GIVEN EXERCISE - Provide an exact copy of the lines from the beginning of the records through the line that includes "fig = go.Figure()", and of no others.

DATA SECTION -
◇ ◇ ◇ ◇
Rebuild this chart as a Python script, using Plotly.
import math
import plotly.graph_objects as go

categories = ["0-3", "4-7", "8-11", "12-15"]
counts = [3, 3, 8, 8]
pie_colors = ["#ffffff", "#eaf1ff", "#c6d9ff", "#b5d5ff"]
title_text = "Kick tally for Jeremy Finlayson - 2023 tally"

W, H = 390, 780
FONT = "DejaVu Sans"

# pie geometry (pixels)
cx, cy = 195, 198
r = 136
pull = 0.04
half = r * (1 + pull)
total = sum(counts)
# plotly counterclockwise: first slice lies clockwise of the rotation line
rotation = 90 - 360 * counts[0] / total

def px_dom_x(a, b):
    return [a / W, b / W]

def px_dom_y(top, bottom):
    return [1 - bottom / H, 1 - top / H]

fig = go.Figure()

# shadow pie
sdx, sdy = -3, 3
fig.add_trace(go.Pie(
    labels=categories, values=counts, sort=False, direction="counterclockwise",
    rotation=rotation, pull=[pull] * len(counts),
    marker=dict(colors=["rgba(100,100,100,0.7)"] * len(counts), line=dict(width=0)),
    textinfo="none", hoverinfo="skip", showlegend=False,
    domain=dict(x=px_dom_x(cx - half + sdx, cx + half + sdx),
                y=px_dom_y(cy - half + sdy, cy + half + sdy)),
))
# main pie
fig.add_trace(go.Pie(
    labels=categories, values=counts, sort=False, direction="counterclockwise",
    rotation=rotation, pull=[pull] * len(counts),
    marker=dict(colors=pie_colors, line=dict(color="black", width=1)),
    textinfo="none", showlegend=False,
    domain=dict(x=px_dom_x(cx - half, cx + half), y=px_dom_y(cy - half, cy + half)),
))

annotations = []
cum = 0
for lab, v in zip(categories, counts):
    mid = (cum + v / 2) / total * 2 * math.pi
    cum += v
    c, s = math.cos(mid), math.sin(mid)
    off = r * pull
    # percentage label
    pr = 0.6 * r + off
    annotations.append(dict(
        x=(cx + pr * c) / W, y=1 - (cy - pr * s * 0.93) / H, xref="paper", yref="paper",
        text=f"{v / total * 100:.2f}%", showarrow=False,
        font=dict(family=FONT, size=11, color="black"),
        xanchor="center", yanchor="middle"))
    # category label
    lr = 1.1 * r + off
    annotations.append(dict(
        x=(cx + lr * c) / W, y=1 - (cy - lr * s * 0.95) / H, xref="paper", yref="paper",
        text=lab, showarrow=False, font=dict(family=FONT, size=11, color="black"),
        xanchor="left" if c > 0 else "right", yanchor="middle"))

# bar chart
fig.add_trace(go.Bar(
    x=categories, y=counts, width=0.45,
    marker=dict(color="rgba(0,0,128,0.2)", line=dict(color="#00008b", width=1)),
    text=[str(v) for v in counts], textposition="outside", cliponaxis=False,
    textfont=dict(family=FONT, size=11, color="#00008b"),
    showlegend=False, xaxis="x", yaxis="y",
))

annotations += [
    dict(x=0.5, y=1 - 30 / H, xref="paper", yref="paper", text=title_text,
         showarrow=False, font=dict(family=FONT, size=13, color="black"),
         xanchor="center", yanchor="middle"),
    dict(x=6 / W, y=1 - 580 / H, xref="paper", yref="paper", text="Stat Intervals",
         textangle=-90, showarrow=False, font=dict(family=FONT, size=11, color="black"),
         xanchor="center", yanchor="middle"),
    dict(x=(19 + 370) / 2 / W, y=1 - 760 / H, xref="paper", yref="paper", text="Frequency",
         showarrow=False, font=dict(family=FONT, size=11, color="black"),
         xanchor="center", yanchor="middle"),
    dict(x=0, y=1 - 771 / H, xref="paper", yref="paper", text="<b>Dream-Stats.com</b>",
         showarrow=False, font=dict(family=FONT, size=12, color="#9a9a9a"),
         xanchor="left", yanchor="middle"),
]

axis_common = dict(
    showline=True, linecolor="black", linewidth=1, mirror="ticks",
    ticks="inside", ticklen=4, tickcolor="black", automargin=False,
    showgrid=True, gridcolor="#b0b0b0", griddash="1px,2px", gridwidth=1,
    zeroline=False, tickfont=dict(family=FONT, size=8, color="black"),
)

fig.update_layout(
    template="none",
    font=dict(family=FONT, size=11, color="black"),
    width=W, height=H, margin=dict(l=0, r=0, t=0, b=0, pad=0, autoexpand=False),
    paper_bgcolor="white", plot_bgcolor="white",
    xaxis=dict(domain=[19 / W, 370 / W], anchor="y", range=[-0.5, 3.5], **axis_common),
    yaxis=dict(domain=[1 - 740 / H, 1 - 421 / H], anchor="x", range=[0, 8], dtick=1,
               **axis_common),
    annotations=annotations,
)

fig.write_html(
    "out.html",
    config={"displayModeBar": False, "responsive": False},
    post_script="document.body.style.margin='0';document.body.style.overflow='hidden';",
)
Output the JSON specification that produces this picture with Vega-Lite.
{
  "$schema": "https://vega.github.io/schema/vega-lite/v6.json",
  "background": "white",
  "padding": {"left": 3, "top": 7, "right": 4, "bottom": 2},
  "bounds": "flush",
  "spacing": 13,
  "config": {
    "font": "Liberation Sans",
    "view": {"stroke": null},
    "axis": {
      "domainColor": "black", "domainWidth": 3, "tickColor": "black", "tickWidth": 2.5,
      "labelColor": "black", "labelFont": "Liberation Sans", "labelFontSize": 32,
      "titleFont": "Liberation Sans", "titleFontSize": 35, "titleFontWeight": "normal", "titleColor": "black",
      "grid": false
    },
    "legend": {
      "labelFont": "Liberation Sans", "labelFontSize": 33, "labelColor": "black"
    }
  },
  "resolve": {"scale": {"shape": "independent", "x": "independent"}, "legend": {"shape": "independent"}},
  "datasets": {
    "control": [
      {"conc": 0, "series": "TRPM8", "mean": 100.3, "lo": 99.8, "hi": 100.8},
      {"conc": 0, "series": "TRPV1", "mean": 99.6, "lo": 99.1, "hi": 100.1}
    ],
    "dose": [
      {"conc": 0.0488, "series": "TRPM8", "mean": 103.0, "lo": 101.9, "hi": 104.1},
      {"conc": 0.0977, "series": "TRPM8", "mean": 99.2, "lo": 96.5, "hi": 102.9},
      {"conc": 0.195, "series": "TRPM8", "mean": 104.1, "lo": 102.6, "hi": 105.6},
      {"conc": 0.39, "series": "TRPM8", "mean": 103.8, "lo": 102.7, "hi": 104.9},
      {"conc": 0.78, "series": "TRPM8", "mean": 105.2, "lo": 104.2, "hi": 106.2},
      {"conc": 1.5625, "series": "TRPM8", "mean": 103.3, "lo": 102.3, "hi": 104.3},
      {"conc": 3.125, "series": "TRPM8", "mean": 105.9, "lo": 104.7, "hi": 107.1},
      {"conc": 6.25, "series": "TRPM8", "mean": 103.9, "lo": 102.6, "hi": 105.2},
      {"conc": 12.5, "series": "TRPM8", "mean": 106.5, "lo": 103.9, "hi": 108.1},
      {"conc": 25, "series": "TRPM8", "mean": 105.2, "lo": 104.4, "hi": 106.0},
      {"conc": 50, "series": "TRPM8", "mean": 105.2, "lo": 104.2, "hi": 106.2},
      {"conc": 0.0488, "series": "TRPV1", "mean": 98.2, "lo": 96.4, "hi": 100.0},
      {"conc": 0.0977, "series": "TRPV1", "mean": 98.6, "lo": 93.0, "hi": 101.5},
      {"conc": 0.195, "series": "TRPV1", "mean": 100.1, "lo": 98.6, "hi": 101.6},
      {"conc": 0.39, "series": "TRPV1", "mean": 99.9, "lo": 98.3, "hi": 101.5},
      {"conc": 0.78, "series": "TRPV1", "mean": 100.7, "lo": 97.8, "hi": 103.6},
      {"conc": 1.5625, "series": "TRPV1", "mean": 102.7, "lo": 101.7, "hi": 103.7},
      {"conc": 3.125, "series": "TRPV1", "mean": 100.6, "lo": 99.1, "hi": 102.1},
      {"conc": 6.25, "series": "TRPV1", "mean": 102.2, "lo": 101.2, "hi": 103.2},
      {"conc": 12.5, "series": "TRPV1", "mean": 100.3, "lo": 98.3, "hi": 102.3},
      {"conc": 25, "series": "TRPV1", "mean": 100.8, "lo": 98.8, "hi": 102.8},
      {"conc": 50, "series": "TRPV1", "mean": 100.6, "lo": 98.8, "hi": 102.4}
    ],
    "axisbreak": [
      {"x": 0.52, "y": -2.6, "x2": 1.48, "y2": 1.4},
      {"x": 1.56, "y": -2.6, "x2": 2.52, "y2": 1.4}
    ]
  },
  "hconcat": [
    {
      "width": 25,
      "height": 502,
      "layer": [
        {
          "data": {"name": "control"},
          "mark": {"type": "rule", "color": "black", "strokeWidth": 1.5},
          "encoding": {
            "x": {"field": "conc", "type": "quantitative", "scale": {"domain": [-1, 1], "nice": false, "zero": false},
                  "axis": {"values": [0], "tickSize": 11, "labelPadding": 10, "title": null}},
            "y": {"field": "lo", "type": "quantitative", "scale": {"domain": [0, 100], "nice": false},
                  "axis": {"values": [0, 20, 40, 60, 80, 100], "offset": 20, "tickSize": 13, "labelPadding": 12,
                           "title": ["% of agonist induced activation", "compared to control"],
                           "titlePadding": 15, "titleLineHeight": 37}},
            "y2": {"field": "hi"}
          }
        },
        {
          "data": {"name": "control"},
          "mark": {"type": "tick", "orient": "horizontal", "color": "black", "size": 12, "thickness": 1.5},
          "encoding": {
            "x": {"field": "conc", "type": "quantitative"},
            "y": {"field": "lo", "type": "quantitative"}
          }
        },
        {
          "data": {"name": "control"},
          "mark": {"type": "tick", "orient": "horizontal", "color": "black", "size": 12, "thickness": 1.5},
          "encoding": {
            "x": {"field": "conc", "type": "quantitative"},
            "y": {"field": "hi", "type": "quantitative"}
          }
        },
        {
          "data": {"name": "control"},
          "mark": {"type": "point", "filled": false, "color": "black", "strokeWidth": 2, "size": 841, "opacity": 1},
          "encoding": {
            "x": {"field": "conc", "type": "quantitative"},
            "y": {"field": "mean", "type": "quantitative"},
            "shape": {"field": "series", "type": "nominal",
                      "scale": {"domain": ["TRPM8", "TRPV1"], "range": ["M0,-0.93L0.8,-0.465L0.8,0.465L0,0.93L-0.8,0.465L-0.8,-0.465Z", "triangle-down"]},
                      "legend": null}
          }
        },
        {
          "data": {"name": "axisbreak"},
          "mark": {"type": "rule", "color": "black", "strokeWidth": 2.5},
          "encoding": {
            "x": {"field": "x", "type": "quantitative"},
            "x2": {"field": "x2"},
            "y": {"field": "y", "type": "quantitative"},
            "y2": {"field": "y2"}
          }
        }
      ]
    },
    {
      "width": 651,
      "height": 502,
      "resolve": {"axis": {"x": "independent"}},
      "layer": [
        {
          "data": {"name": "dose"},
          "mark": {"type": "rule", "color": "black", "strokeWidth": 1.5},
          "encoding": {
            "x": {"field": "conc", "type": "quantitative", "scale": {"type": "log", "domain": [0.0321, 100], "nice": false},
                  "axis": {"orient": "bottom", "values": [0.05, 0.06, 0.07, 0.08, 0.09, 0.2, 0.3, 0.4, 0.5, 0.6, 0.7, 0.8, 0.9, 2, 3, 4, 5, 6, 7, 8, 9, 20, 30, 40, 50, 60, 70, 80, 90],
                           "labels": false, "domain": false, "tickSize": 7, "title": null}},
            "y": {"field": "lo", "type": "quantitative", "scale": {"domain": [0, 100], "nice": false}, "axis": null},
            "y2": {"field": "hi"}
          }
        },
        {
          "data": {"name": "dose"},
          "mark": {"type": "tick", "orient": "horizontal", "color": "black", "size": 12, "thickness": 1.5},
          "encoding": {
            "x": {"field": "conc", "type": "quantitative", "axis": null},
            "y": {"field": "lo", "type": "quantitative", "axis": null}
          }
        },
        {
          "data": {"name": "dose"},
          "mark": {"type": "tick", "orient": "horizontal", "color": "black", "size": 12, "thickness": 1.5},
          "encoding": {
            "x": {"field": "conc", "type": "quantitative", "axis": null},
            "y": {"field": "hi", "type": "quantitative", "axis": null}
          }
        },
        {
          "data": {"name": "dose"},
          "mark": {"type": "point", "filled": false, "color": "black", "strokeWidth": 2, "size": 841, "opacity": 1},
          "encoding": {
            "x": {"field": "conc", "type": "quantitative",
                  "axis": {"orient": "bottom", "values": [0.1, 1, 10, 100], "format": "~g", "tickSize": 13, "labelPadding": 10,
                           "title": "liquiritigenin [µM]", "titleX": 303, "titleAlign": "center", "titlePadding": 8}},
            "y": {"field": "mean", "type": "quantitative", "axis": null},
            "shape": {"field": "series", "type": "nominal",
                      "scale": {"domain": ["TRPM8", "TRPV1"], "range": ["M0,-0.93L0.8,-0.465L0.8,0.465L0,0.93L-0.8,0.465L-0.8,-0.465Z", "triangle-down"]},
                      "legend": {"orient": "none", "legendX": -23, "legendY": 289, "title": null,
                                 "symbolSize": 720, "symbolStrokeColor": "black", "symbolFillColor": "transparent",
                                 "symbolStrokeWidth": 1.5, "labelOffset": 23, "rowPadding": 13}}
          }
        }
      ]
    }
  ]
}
◇ ◇ ◇ ◇
RESULT OF THE TASK -
Rebuild this chart as a Python script, using Plotly.
import math
import plotly.graph_objects as go

categories = ["0-3", "4-7", "8-11", "12-15"]
counts = [3, 3, 8, 8]
pie_colors = ["#ffffff", "#eaf1ff", "#c6d9ff", "#b5d5ff"]
title_text = "Kick tally for Jeremy Finlayson - 2023 tally"

W, H = 390, 780
FONT = "DejaVu Sans"

# pie geometry (pixels)
cx, cy = 195, 198
r = 136
pull = 0.04
half = r * (1 + pull)
total = sum(counts)
# plotly counterclockwise: first slice lies clockwise of the rotation line
rotation = 90 - 360 * counts[0] / total

def px_dom_x(a, b):
    return [a / W, b / W]

def px_dom_y(top, bottom):
    return [1 - bottom / H, 1 - top / H]

fig = go.Figure()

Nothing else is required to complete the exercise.